Haunted Houses Scare Up More Business in Spite of Frightful Economy
Although many Americans feel economic woes have sucked the life blood out of them, thrill seekers have pumped millions of dollars into haunted attractions already this year, showing early indications of a strong 2010 Halloween "season."
According to the National Research Federation, the number of Americans planning to visit a haunted attraction this year spiked to 20.8 percent, up from 2009's 17 percent and just 14.9 percent five years ago.
Pennsylvania's newest haunted house, PennHurst Asylum, created traffic jams when it opened earlier this fall. Haunted House Association President Randy Bates credits more aggressive marketing campaigns among the 13 major haunted houses in the Philadelphia area with generating a record demand for tickets. Bates said ticket sales at his own haunt, the acclaimed Bates Motel, are comparable with 2009, in spite of several show-stopping storms early in this year's season.

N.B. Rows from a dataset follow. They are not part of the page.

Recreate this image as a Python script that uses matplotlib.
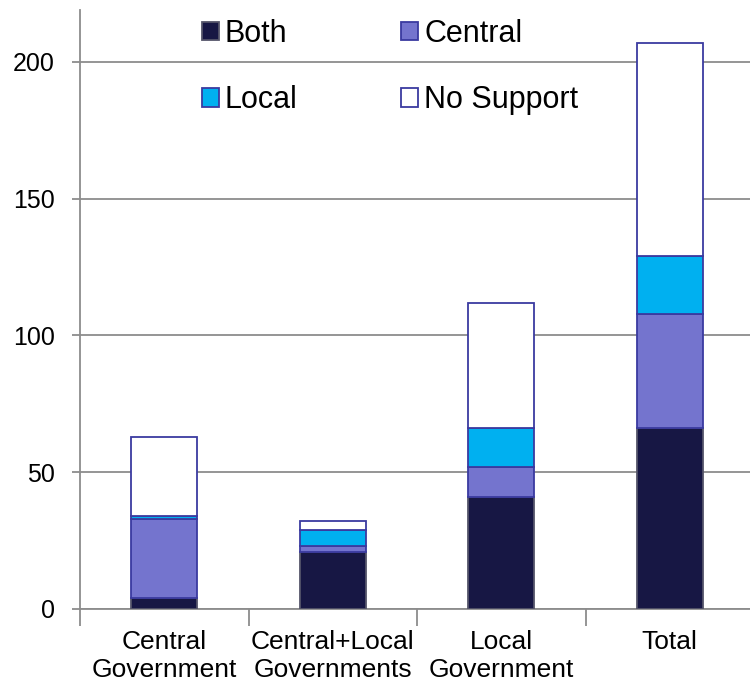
import numpy as np
import matplotlib.pyplot as plt

plt.rcParams['font.family'] = ['Liberation Sans', 'DejaVu Sans']

categories = ["Central\nGovernment", "Central+Local\nGovernments", "Local\nGovernment", "Total"]
both = [4, 21, 41, 66]
central = [29, 2, 11, 42]
local = [1, 6, 14, 21]
no_support = [29, 3, 46, 78]

series = [("Both", both, "#171744", "#55556a"),
          ("Central", central, "#7474ce", "#3a3aa0"),
          ("Local", local, "#00b0f0", "#3a3aa0"),
          ("No Support", no_support, "#ffffff", "#3a3aa0")]

fig = plt.figure(figsize=(7.5, 6.84), dpi=100)
ax = fig.add_axes([80/750, 75/684, 674/750, 599/684])

x = np.arange(len(categories))
bottom = np.zeros(len(categories))
handles = {}
for name, vals, fc, ec in series:
    b = ax.bar(x, vals, width=0.39, bottom=bottom, color=fc, edgecolor=ec,
               linewidth=1.3, label=name, zorder=3)
    handles[name] = b
    bottom += np.array(vals)

ax.set_xlim(-0.5, 3.5)
ax.set_ylim(0, 219)
ax.set_yticks([0, 50, 100, 150, 200])
ax.yaxis.grid(True, color="#8c8c8c", linewidth=1.3, zorder=0)
ax.set_axisbelow(True)

ax.set_xticks(x)
ax.set_xticklabels(categories, fontsize=19, linespacing=1.2)
ax.tick_params(axis='x', length=0, pad=15)
ax.set_xticks([-0.5, 0.5, 1.5, 2.5], minor=True)
ax.tick_params(axis='x', which='minor', length=12, width=1.3, color="#8c8c8c")
ax.tick_params(axis='y', labelsize=18, length=6, width=1.3, color="#8c8c8c", pad=12)

for s in ["top", "right"]:
    ax.spines[s].set_visible(False)
for s in ["left", "bottom"]:
    ax.spines[s].set_color("#8c8c8c")
    ax.spines[s].set_linewidth(1.3)

order = ["Both", "Local", "Central", "No Support"]
ax.legend([handles[n] for n in order], order, ncol=2, frameon=False,
          loc="center", bbox_to_anchor=(0.460, 0.905), fontsize=22,
          handlelength=0.55, handleheight=0.55, handletextpad=0.2,
          columnspacing=3.4, labelspacing=1.2, borderpad=0)

fig.savefig("out.png", dpi=100)
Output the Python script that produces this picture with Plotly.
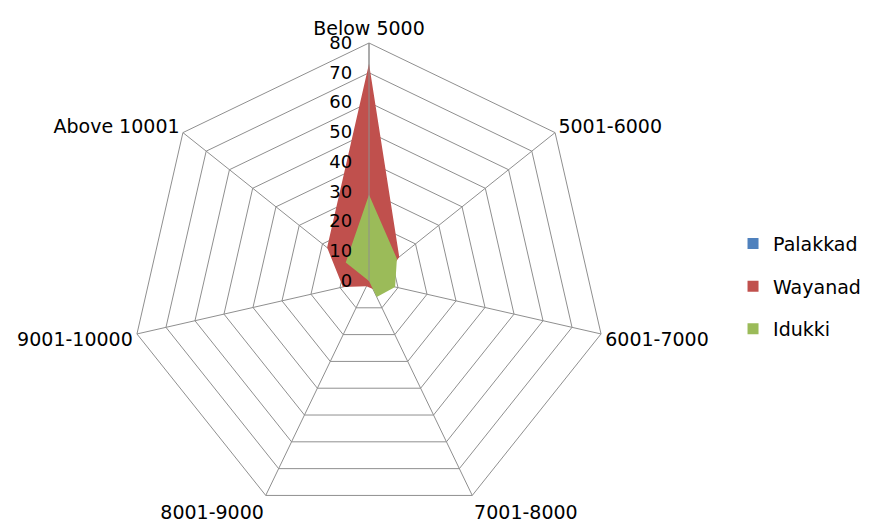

"In addition to this marketing investment, haunted houses traditionally see more visitors in a down economy," said Bates. "People need to find a release; an unrealistic fantasy place to take their minds away from problems. And that's precisely what we work so hard all year to provide."
Dan McCullough, who has owned the House of Torment in Austin, Texas, for nine years, and just launched a new haunt in San Antonio called The 13th Floor, concurs.
"Hollywood and video games are helping drive the phenomenon that has spiked interest in the horror genre," said McCullough. "In turn, the haunts are becoming more Hollywood-like with more spectacular effects with CGI, and creative illusions that create a buzz on social networks and generate more demand."
Professional operators like McCullough enjoy today's virtual benefits, as well. Owners from Philadelphia and Kansas City, to Atlanta and Austin, say website traffic and online ticket sales are higher than ever this season.
Ben Armstrong, owner of Netherworld Haunted Attractions in Atlanta, Georgia, tempers this year's positive early results with the fact that business at commercial haunts traditionally builds through Halloween. The real proof of a banner year will be seen in the remaining weeks, he said.